Yoldaşlar, insanlığa kılavuz! “Şi-Ra ; Ahmet Bektaş” Şiirimden
Sirius A ve Sirius B Birbirinin etrafında sarmal döner! Bu ikisi Dünya’dan gözle tek yıldız olarak görünür! Bilim adamları bir Üçüncü kara deliğin bu ikisini çekemediği ancak ikisinin bu evrensel dansına da sebep olduğunu söyler! Demek ki kıskançlık kara deliğine düşmeden varlıklarını kıskançlığı, kütle çekimini dengede kullanarak devam ettirebiliyorlar!
İkiyi bir etmek…
Bu o kadar kolay olmasa da mümkün!
Son tahlilde; evrensel olan her boyut için geçerli olmalıdır! Yalnızca maddi boyutta geçerli olan kara delik misal çekimler insanı da çevresindekileri de yutar!
Sen, sensin; sana aitsin! Ben de benim, bana aitim; ikimiz de aslen O’na aitiz! Birlikteliğimiz ise kendi tercihimiz, beraber olmaktan hoşlandığımız için beraberiz; hoşnutluğu ikimizden biri yaşayamadığında ya da bir üçüncüde aradığında birlikteliğin bitmesinden daha doğal ne olabilir! Kıyamet de kopmaz! Hepsi bu! Çözüm de burada saklı!

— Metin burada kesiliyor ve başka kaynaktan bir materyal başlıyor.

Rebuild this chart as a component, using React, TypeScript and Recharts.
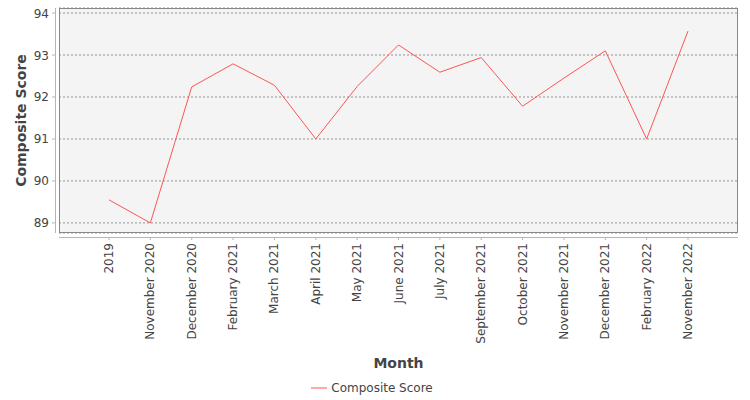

Kişi ya boyutsuz, bir nokta olarak devam eder; ya da boyut kazanır diğer kişi ile birleşir! Ya da üçüncü kişiyle bükülür! Ya da Üçüncüyü kullanır! Sirius gibi… Sahiplenmek veya başkasına ait olmak felakettir! Baş başa vermek, birlik; ideal olandır! Dikkat edin başkaları kendi beraberliklerini güçlendirmek için sizi kıskandırma maksatlı kullanmak ister; Sirius A ve B birlikteliğindeki “Kara delik” gibi kullanılmayın! Kara delik hırsının kurbanıdır!
Başkasını veya sahiplendiğimizi kıskanmanın belirlenmiş bir ölçüsü de yoktur. Kıskanılana hissettirilmediği sürece zarar vermez, kıskançlık. Kıskanılan veya sahiplenilen, şu veya bu şekilde etki altına alınmak isteniyorsa; maksadın aksi bir durumla karşılaşılması kaçınılmazdır.